Pictures in the entries below are excluded; copy only the lines from the one containing "Emit a component" to the one containing "YAxis, CartesianGrid, LabelList", both included.

======== LISTED RECORDS

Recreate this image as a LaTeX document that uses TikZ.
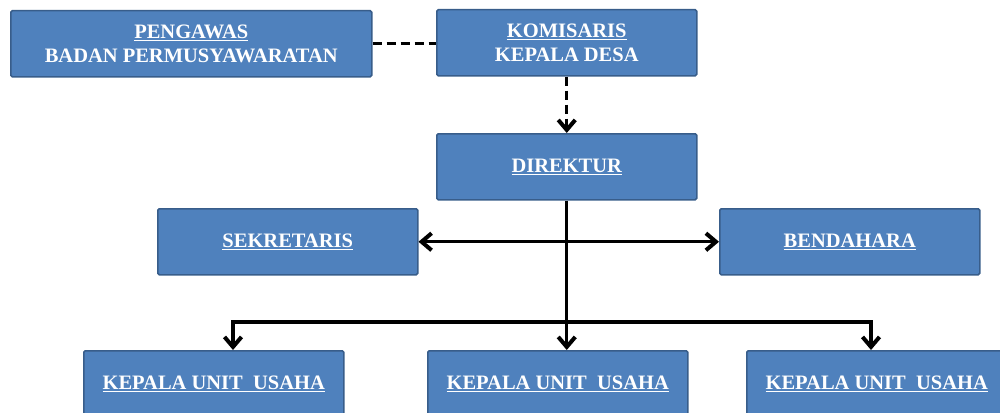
\documentclass[tikz,border=0pt]{standalone}
\usepackage{fontspec}
\setmainfont{Liberation Serif}
\usetikzlibrary{arrows.meta}
\definecolor{boxfill}{HTML}{4F81BD}
\definecolor{boxline}{HTML}{385D8A}
\tikzset{
  orgbox/.style={draw=boxline, line width=1.5pt, fill=boxfill, rounded corners=1.5pt,
    anchor=north west, minimum height=66pt, inner sep=0pt, align=center,
    text=white, font=\fontsize{20.5}{24}\selectfont\bfseries},
  conn/.style={line width=3.3pt, draw=black},
  dashconn/.style={conn, dash pattern=on 9pt off 5pt},
  tip/.tip={Straight Barb[length=10pt, width=17pt, line width=4pt, line cap=butt]}
}
\begin{document}
\begin{tikzpicture}[x=1pt, y=-1pt]
\useasboundingbox (0,0) rectangle (1000,412);
\node[orgbox, minimum width=361pt] (peng) at (10,10) {\underline{PENGAWAS}\\BADAN PERMUSYAWARATAN};
\node[orgbox, minimum width=260pt] (kom) at (436,9) {\underline{KOMISARIS}\\KEPALA DESA};
\node[orgbox, minimum width=260pt] (dir) at (436,133) {\underline{DIREKTUR}};
\node[orgbox, minimum width=260pt] (sek) at (157,208) {\underline{SEKRETARIS}};
\node[orgbox, minimum width=260pt] (ben) at (719,208) {\underline{BENDAHARA}};
\node[orgbox, minimum width=260pt] (k1) at (83,350) {\underline{KEPALA UNIT\ \ USAHA}};
\node[orgbox, minimum width=260pt] (k2) at (427,350) {\underline{KEPALA UNIT\ \ USAHA}};
\node[orgbox, minimum width=260pt] (k3) at (746,350) {\underline{KEPALA UNIT\ \ USAHA}};
\coordinate (bl) at (233,322);
\coordinate (br) at (871,322);
\draw[dashconn] (peng.east) -- (kom.west |- peng.east);
\draw[dashconn, -{tip}] (kom.south) -- (dir.north);
\draw[conn, {tip}-{tip}] (sek.east) -- (ben.west);
\draw[conn, -{tip}] (dir.south) -- (dir.south |- k2.north);
\draw[conn, {tip}-{tip}] (k1.north -| bl) -- (bl) -- (br) -- (k3.north -| br);
\end{tikzpicture}
\end{document}
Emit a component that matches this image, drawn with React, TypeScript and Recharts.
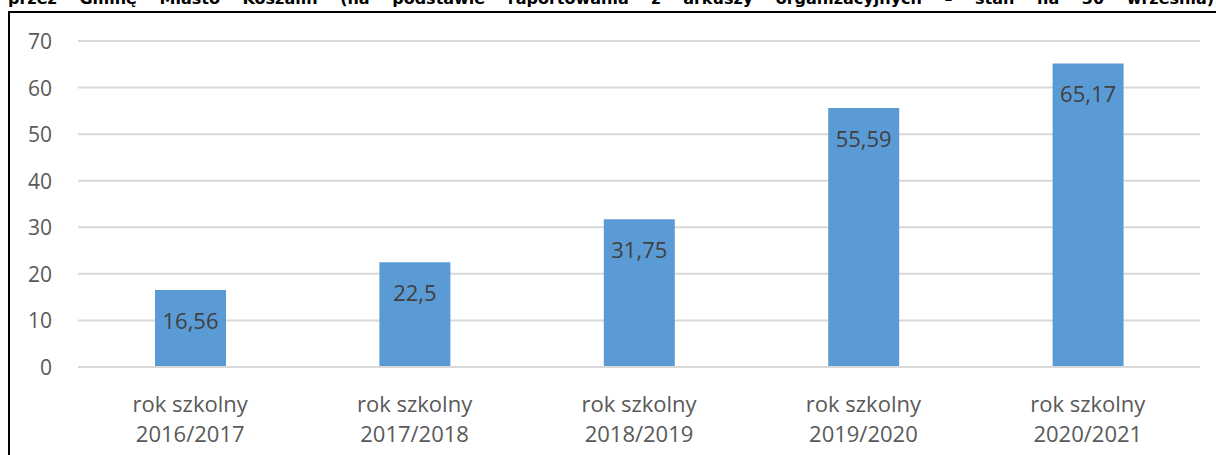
import React from 'react'
import { BarChart, Bar, XAxis, YAxis, CartesianGrid, LabelList } from 'recharts'

const categories = ['2016/2017', '2017/2018', '2018/2019', '2019/2020', '2020/2021']
const values = [16.56, 22.5, 31.75, 55.59, 65.17]
const valueLabels = ['16,56', '22,5', '31,75', '55,59', '65,17']
const yTicks = [0, 10, 20, 30, 40, 50, 60, 70]
const catPrefix = 'rok szkolny'
const heading = 'przez Gminę Miasto Koszalin (na podstawie raportowania z arkuszy organizacyjnych – stan na 30 września)'

const data = categories.map((c, i) => ({ name: c, value: values[i], label: valueLabels[i] }))

const FONT = '"Open Sans", "Noto Sans", sans-serif'

function XTick(props: any) {
  const { x, y, payload } = props
  return (
    <text x={x} y={y} textAnchor="middle" fill="#595959" fontSize={22} fontFamily={FONT}>
      <tspan x={x} dy={37}>{catPrefix}</tspan>
      <tspan x={x} dy={30}>{payload.value}</tspan>
    </text>
  )
}

function YTick(props: any) {
  const { y, payload } = props
  return (
    <text x={52} y={y} textAnchor="end" dominantBaseline="central" fill="#595959" fontSize={21} fontFamily={FONT}>
      {payload.value}
    </text>
  )
}

function ValueLabel(props: any) {
  const { x, y, width, value } = props
  return (
    <text x={x + width / 2} y={y + 30} textAnchor="middle" dominantBaseline="central" fill="#404040" fontSize={22} fontFamily={FONT}>
      {value}
    </text>
  )
}

export default function App() {
  return (
    <div style={{ position: 'fixed', left: 0, top: 0, width: 1216, height: 455, overflow: 'hidden', background: '#fff' }}>
      <div
        style={{
          position: 'absolute', left: 8, top: -11, width: 1206, fontFamily: '"DejaVu Sans", Verdana, sans-serif',
          fontWeight: 'bold', fontSize: 16, lineHeight: '20px', textAlign: 'justify', textAlignLast: 'justify', color: '#000',
          whiteSpace: 'nowrap',
        }}
      >
        {heading}
      </div>
      <div style={{ position: 'absolute', left: 8, top: 11, width: 1220, height: 460, borderLeft: '2px solid #000', borderTop: '2px solid #000' }} />
      <div style={{ position: 'absolute', left: 0, top: 0 }}>
        <BarChart width={1216} height={455} data={data} margin={{ top: 41, right: 16, bottom: 0, left: 0 }} barSize={71}>
          <CartesianGrid vertical={false} stroke="#d9d9d9" strokeWidth={2} />
          <XAxis dataKey="name" tick={<XTick />} tickLine={false} axisLine={{ stroke: '#d9d9d9', strokeWidth: 2 }} interval={0} height={88} />
          <YAxis width={78} domain={[0, 70]} ticks={yTicks} tick={<YTick />} tickLine={false} axisLine={false} />
          <Bar dataKey="value" fill="#5B9BD5" isAnimationActive={false}>
            <LabelList dataKey="label" content={<ValueLabel />} />
          </Bar>
        </BarChart>
      </div>
    </div>
  )
}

================

● EXERCISE SOLUTION
Emit a component that matches this image, drawn with React, TypeScript and Recharts.
import React from 'react'
import { BarChart, Bar, XAxis, YAxis, CartesianGrid, LabelList } from 'recharts'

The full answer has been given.